I’m reminded of a lesson from early in my career in financial services. A wise senior leader shared with me that heavily regulated industries, such as banking, are sometimes slow to change because those in charge have become stewards of a system they grew up with. Such leaders have a hard time envisioning a world where the system they were taught to be “the way things are done” might one day no longer exist.
That same dynamic isn’t unique to banking. It’s playing out across every industry today. Leaders are clinging to an outdated playbook, not because it’s effective, but because it’s familiar.
But a new playbook is being written. Its central tenet is not efficiency, but value creation.
The old playbook asked: “How can we optimize this process?”
The new playbook asks: “What new form of value can we create that makes the old process obsolete?”
This is the strategic shift that AI enables. AI is not just a tool for optimization; it’s an engine for imagination. It offers us the chance to partner with a non-human intelligence, a creative collaborator that can help us reframe problems we once thought impossible to solve. It allows us to offload the work we are merely competent at, freeing us to flourish in the areas where we are truly brilliant.

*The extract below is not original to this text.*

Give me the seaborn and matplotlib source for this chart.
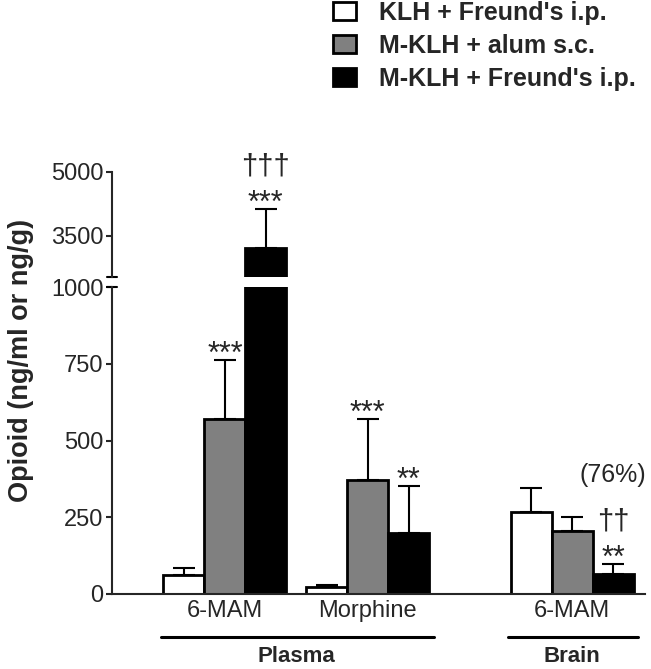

As we head into 2026, the question is not whether we will face challenges — we will. The question is what direction we’ll choose to pursue.
Will we continue to defend pre-AI ways of thinking that are becoming increasingly irrelevant? Or will we embrace the disruption, carve out new ways of doing things, and, in the process, discover new ways to define success?
The future that awaits us will be decided by the clash of these two playbooks. Will we believe the world can never be any different? Or will we believe that the future ahead is what we make of it?
Our only limitations will be the ones we place on ourselves.